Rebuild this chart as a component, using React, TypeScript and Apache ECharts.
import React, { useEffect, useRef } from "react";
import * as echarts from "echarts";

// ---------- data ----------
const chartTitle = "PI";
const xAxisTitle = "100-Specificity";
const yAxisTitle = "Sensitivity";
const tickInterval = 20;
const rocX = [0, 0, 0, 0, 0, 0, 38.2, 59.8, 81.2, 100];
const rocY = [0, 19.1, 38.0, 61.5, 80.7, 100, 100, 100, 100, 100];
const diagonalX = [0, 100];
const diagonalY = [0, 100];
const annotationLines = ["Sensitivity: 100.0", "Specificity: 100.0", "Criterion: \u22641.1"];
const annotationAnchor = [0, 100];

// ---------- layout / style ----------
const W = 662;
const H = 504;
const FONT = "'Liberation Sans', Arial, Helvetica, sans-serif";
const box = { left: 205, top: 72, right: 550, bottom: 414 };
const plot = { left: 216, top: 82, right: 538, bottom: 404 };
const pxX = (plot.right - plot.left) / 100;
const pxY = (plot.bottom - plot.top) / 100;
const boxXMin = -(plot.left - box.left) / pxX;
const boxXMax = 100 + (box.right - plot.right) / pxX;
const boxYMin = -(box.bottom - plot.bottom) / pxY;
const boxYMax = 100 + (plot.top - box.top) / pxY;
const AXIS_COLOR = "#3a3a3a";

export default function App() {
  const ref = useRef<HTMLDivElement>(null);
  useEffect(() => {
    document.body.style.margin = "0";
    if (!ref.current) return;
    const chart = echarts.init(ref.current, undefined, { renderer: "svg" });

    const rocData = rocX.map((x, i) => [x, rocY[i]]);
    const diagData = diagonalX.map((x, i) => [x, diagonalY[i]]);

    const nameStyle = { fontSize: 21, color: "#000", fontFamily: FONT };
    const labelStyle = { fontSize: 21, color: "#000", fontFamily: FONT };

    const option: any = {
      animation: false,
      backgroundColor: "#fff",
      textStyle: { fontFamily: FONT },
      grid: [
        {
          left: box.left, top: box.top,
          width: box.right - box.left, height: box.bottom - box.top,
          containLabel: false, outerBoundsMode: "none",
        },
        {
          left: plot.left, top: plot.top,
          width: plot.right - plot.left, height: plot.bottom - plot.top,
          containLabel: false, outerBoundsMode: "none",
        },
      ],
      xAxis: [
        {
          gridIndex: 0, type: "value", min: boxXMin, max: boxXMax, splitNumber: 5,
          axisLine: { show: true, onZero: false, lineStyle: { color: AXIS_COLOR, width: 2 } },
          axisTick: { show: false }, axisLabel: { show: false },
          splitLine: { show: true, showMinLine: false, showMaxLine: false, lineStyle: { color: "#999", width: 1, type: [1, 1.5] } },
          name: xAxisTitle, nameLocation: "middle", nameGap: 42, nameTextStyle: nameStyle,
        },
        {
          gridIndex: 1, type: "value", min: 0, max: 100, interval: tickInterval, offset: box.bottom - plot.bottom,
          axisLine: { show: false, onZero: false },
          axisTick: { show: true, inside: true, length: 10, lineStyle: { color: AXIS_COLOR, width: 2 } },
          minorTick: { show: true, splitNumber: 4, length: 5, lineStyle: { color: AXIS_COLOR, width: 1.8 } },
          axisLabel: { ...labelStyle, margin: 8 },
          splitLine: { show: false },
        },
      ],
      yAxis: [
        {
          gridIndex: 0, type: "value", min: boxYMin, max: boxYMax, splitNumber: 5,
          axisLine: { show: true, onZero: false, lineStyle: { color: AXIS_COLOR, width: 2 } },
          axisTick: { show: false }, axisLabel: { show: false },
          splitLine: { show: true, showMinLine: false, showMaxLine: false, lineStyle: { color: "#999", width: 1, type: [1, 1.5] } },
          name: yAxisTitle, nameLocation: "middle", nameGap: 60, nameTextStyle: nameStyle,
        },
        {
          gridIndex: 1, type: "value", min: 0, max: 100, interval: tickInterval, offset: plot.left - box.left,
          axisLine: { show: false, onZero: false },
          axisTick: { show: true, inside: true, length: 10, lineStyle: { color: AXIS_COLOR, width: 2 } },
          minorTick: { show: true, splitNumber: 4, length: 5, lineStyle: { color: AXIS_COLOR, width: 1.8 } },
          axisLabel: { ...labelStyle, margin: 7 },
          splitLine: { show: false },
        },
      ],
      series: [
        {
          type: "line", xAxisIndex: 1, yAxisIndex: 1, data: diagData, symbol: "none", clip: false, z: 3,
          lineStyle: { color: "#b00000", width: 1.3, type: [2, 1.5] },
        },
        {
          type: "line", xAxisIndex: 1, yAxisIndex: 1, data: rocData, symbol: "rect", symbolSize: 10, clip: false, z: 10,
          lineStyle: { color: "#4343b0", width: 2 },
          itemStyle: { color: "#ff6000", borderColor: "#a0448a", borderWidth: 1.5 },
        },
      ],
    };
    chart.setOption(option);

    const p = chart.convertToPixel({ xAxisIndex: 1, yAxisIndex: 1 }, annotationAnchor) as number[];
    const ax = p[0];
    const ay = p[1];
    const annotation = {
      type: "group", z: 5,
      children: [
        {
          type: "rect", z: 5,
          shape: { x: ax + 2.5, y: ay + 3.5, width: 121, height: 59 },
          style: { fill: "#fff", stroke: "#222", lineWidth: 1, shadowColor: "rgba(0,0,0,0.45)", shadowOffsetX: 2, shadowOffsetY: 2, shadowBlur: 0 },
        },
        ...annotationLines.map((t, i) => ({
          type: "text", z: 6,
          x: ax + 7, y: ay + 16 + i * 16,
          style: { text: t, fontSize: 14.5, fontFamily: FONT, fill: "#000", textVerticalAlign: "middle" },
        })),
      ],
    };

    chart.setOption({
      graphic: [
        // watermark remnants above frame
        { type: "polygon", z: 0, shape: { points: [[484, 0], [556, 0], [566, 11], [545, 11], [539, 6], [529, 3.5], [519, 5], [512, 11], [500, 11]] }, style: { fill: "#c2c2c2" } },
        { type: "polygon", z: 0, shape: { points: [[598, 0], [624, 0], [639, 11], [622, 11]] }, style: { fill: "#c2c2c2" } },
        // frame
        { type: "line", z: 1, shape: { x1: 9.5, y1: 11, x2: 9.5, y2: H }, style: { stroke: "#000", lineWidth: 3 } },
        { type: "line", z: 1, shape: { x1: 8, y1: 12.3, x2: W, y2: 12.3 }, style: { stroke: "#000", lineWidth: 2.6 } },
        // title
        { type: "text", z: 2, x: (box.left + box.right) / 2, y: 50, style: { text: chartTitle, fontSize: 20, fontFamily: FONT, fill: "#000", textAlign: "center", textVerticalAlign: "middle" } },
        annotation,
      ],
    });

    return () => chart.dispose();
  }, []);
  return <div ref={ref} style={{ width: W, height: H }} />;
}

= = = = = = =

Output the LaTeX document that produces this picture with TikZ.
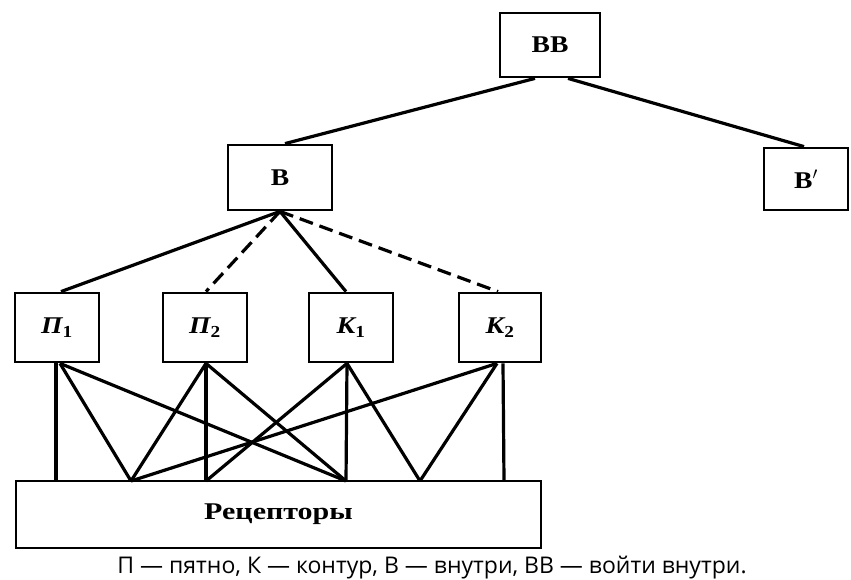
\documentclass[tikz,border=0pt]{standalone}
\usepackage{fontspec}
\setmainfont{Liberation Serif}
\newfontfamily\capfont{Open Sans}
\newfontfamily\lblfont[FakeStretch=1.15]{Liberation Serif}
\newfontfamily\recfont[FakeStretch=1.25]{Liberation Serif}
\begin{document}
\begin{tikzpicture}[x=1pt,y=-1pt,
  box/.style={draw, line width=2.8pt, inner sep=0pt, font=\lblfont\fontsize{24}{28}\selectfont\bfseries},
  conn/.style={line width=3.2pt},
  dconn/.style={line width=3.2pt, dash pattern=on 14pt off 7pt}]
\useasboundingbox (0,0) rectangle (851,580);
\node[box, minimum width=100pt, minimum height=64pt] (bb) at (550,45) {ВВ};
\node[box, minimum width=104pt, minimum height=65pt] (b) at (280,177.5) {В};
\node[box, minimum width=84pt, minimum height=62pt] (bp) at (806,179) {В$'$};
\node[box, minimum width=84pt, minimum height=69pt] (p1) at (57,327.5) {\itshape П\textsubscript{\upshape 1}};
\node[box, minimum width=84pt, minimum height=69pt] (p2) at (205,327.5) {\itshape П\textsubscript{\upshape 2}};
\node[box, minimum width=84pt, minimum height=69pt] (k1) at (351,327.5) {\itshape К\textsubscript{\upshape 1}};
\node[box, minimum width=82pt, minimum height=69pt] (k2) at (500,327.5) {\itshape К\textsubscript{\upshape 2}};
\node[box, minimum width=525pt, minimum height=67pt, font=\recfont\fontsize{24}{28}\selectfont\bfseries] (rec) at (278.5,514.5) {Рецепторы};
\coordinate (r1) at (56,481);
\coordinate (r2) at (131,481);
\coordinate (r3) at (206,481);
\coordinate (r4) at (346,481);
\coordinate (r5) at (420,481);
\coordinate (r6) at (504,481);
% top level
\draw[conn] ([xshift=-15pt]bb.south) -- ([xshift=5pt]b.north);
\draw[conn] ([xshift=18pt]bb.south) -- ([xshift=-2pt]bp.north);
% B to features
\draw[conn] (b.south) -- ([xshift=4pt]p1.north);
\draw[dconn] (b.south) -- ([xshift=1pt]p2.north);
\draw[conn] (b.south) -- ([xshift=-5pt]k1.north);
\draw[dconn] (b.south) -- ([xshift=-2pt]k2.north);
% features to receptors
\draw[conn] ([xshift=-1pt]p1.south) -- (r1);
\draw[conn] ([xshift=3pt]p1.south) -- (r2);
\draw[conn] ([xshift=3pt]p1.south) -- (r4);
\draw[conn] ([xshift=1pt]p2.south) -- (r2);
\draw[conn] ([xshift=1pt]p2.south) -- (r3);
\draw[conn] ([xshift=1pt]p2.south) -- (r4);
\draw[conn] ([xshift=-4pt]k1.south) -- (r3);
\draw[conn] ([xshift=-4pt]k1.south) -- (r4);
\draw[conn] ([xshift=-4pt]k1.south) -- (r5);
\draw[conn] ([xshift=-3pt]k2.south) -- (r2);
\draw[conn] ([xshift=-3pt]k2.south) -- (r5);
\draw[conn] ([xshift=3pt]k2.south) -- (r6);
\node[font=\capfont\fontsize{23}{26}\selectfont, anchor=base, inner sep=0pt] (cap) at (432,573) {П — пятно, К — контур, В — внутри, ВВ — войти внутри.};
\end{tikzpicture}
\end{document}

= = = = = = =

## Given request
Which lines of the data include "React"? Copy each of them.

## Written answer
Rebuild this chart as a component, using React, TypeScript and Apache ECharts.
import React, { useEffect, useRef } from "react";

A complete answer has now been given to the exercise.